Recently they developed sonochemically GaON nanosheets without using ammonia as nitrogen source. For the synthesis of GaON nanosheets, initially high purity gallium metal reacted with ethylene amine sonochemically followed by solvothermal treatment in 180°C to produce high yield gallium-amine precipitate (Ga-ethylenediamine complex). Later black precipitate was dried and treated at 500°C for 4 hours to produce GaON nanosheets and confirmed the presence of nitrogen by XPS. GaON sheets were introduced in-situ to make GaON/ZnO on FTO glass substrate in a single step. Finally this GaON/ZnO photoanode was evaluated and showed overall water splitting with OER dominated reactions (video). Also, DFT calculations were carried to correlate experimental findings. These results were published in Nano Energy (Nano Energy, 4423-33, 2018 . The project was funded by NSTP KACST.

Figure 2: High surface area oxide semiconductor nanoarrays based photoanode Fabricated by Anodization.

Another promising nanoarray based photo-anode was fabricated on large-surface by anodization followed by electrochemical deposition. An example of large-scale high density uniform nanoarrays fabricated by anodization is shown in figure 2. First high purity titanium metal surface completely anodized under optimized conditions to develop nanotube arrays. Then electrochemically Fe2O3 and ultra-low silver deposited under on the surface to make effective large-scale photanode Ag/α-Fe2O3/TiO2 with uniform morphology to absorb maximum visible light. The photo-electrochemical performance of nanoarrays is tested and reported in ACS Sustainable chemistry and Engineering (ACS Sustainable Chem. & Eng. 6, (2018) 12641–12649

Various other photo-anodes development is under process, such as metal vanadates. In an urgent communication, we reported hydrothermal synthesis of copper vanadates and its performance for OER (Scientific Reports 7 (2017), 14370). Also particle transfer method used to deposit high quality films of copper vanadates as oxygen evolution photocatalyst and AlSrTiO3 as hydrogen evolution photocatalysis showed bias-free overall water splitting (Video).

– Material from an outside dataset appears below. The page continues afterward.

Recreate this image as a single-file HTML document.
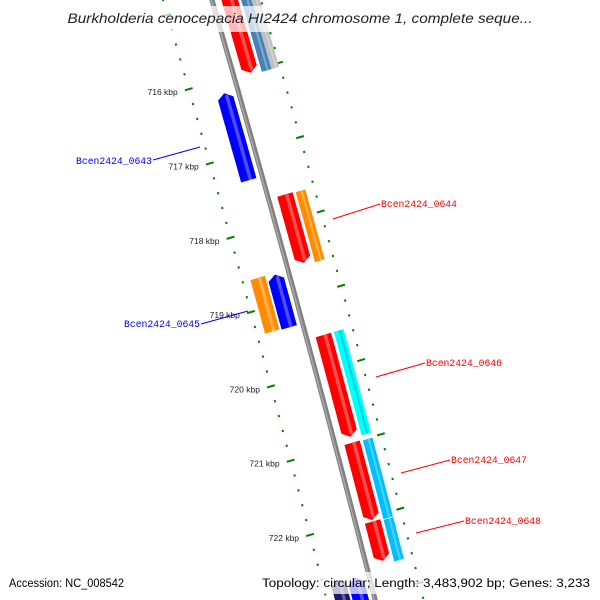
<!DOCTYPE html>
<html><head><meta charset="utf-8"><style>
html,body{margin:0;padding:0;background:#fff;width:600px;height:600px;overflow:hidden;}
svg{display:block;overflow:hidden;}
</style></head><body>
<svg id="chart" width="600" height="600" viewBox="0 0 600 600" xmlns="http://www.w3.org/2000/svg">
<g id="ruler"></g>
<path id="backbone" fill="none" stroke="#808080" stroke-width="5"/>
<path id="backbone-hi" fill="none" stroke="#a8a8a8" stroke-width="1.5"/>
<g id="features"></g>
<g id="labels"></g>
<rect x="0" y="6" width="600" height="26" fill="#fff" fill-opacity="0.72"/>
<text x="300" y="23" text-anchor="middle" font-family="Liberation Sans, sans-serif" font-style="italic" font-size="14" fill="#222" textLength="465" lengthAdjust="spacingAndGlyphs">Burkholderia cenocepacia HI2424 chromosome 1, complete seque...</text>
<rect x="0" y="572" width="600" height="22" fill="#fff" fill-opacity="0.72"/>
<text x="9" y="587" font-family="Liberation Sans, sans-serif" font-size="11.5" fill="#000" textLength="115" lengthAdjust="spacingAndGlyphs">Accession: NC_008542</text>
<text x="590" y="587" text-anchor="end" font-family="Liberation Sans, sans-serif" font-size="11.5" fill="#000" textLength="328" lengthAdjust="spacingAndGlyphs">Topology: circular; Length: 3,483,902 bp; Genes: 3,233</text>
</svg>
<script>
const NS="http://www.w3.org/2000/svg";
// data
const tickKbp=[716,717,718,719,720,721,722];
const featName=["f-top-red","f-top-steel","f-top-silver","Bcen2424_0643","Bcen2424_0644","f-0644-orange","f-0645-orange","Bcen2424_0645","Bcen2424_0646","f-0646-cyan","Bcen2424_0647","f-0647-blue","Bcen2424_0648","f-0648-blue","f-bottom-navy","f-bottom-blue"];
const featStart=[714.9,714.95,714.95,716.18,717.66,717.67,718.60,718.62,719.55,719.55,721.00,721.01,722.06,722.08,722.66,722.70];
const featEnd=[716.02,716.05,716.05,717.35,718.58,718.61,719.32,719.33,720.92,720.94,722.04,722.07,722.59,722.64,723.6,723.6];
const featLane=["R1","R2","R3","L1","R1","R2","L2","L1","R1","R2","R1","R2","R1","R2","L2","L1"];
const featDir=[1,0,0,-1,1,0,0,-1,1,0,1,0,1,0,-1,-1];
const featColor=["#ff0000","#4682b4","#c0c0c0","#0000ff","#ff0000","#ff8c00","#ff8c00","#0000ff","#ff0000","#00ffff","#ff0000","#00bfff","#ff0000","#00bfff","#191970","#0000ff"];
const labelText=["Bcen2424_0643","Bcen2424_0644","Bcen2424_0645","Bcen2424_0646","Bcen2424_0647","Bcen2424_0648"];
const labelColor=["#0000ff","#ff0000","#0000ff","#ff0000","#ff0000","#ff0000"];

// geometry
const lanes={R1:[9,25],R2:[28,38],R3:[38,46],L1:[-22,-6],L2:[-39,-24]};
function yc(k){return 76+(k-716)*74.3;}
function xb(y){return 212+0.29*y-0.00003*y*y;}
function P(k,o){const y=yc(k);return [xb(y)+o*0.96,y-0.28*o];}
function poly(pts){return pts.map(p=>p[0].toFixed(1)+","+p[1].toFixed(1)).join(" ");}

const bb=[],bh=[];
for(let y=-10;y<=610;y+=10){bb.push((bb.length?"L":"M")+xb(y).toFixed(1)+","+y);bh.push((bh.length?"L":"M")+(xb(y)-0.7).toFixed(1)+","+y);}
document.getElementById("backbone").setAttribute("d",bb.join(""));
document.getElementById("backbone-hi").setAttribute("d",bh.join(""));

// ruler
const ruler=document.getElementById("ruler");
for(let k=714.8;k<=723.61;k+=0.2){
  const kk=Math.round(k*10)/10;
  const major=Math.abs(kk-Math.round(kk))<0.01;
  [-47,47].forEach(o=>{
    const el=document.createElementNS(NS,"line");
    const a=P(kk,o-(major?4:1)),b=P(kk,o+(major?4:1));
    el.setAttribute("x1",a[0]);el.setAttribute("y1",a[1]);el.setAttribute("x2",b[0]);el.setAttribute("y2",b[1]);
    el.setAttribute("stroke","#008000");el.setAttribute("stroke-width",major?2:2.2);
    
    
    ruler.appendChild(el);
  });
}
tickKbp.forEach(k=>{
  const p=P(k,-47);
  const t=document.createElementNS(NS,"text");
  t.setAttribute("x",p[0]-11);t.setAttribute("y",p[1]+6);
  t.setAttribute("text-anchor","end");t.setAttribute("font-family","Liberation Sans, sans-serif");
  t.setAttribute("font-size","8.5");t.setAttribute("fill","#222");
  t.textContent=k+" kbp";
  
  
  ruler.appendChild(t);
});

// features
const fg=document.getElementById("features");
function shade(c,f){const n=parseInt(c.slice(1),16);let r=n>>16,g=(n>>8)&255,b=n&255;
  const m=v=>Math.max(0,Math.min(255,Math.round(f>0?v+(255-v)*f:v*(1+f))));return "rgb("+m(r)+","+m(g)+","+m(b)+")";}
function featPoly(s,e,o1,o2,dir){
  const head=0.07;const pts=[],back=[];
  let bs=s,be=e;if(dir===1)be=e-head;if(dir===-1)bs=s+head;
  const n=12;
  for(let i=0;i<=n;i++){const k=bs+(be-bs)*i/n;pts.push(P(k,o1));back.unshift(P(k,o2));}
  const res=[];
  if(dir===-1)res.push(P(s,(o1+o2)/2));
  res.push(...pts);
  if(dir===1)res.push(P(e,(o1+o2)/2));
  res.push(...back);
  return res;
}
featStart.forEach((s,i)=>{
  const L=lanes[featLane[i]];const e=featEnd[i];
  const g=document.createElementNS(NS,"g");
  
  
  const p=document.createElementNS(NS,"polygon");
  p.setAttribute("points",poly(featPoly(s,e,L[0],L[1],featDir[i])));
  p.setAttribute("fill",featColor[i]);
  
  
  g.appendChild(p);
  const w=L[1]-L[0];
  const hl=document.createElementNS(NS,"polygon");
  const a=L[0]+w*0.5,b=L[0]+w*0.72;
  hl.setAttribute("points",poly(featPoly(s+(featDir[i]===-1?0.03:0),e-(featDir[i]===1?0.03:0),a,b,0)));
  hl.setAttribute("fill",featColor[i]==="#00ffff"?"#00d8d8":shade(featColor[i],0.3));
  
  
  g.appendChild(hl);
  fg.appendChild(g);
});

// labels
const lg=document.getElementById("labels");
const labelX=[76,381,124,426,451,465],labelY=[164,207,327,366,463,524];
const lineA=[[153,160],[333,219],[201,324],[376,377],[401,473],[416,533]];
const lineB=[[200,147],[380,204],[248,311],[425,363],[450,460],[464,521]];
labelText.forEach((t,i)=>{
  const ln=document.createElementNS(NS,"line");
  ln.setAttribute("x1",lineA[i][0]);ln.setAttribute("y1",lineA[i][1]);ln.setAttribute("x2",lineB[i][0]);ln.setAttribute("y2",lineB[i][1]);
  ln.setAttribute("stroke",labelColor[i]);ln.setAttribute("stroke-width","1");
  
  
  lg.appendChild(ln);
  const tx=document.createElementNS(NS,"text");
  tx.setAttribute("x",labelX[i]);tx.setAttribute("y",labelY[i]);
  tx.setAttribute("font-family","Liberation Mono, monospace");tx.setAttribute("font-size","10");
  tx.setAttribute("fill",labelColor[i]);tx.setAttribute("textLength","76");tx.setAttribute("lengthAdjust","spacingAndGlyphs");
  tx.textContent=t;
  
  
  lg.appendChild(tx);
});
</script>
</body></html>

To improve the process of solar water splitting, our focus is materials development for OER photo-electrocatalyst with better charge separation and performance through surface passivation. Broad overview of this technology and its future prospect is deliberated in our recent article in Chemical Society Review(!divAbstract). Presently our team is working on new materials development such as semiconductor metal oxynitrides, vanadates and oxyhydroxides for improved PEC water splitting, photocatalytic and electrochemical CO2 conversion, electrochemical OER, and other significant reactions

Dr. Uhsan Qurashi, a researcher at the Center for Excellence in Research for Nanotechnology

Dr. Ahsanulhaq is contributing in this area through different ways such subject editor for International Journal of Hydrogen Energy, Editorial Board Member of Scientific Reports and Materials Research Bulletin making editorial decisions for over 100 articles annually related to new materials development for clean energy and related fields.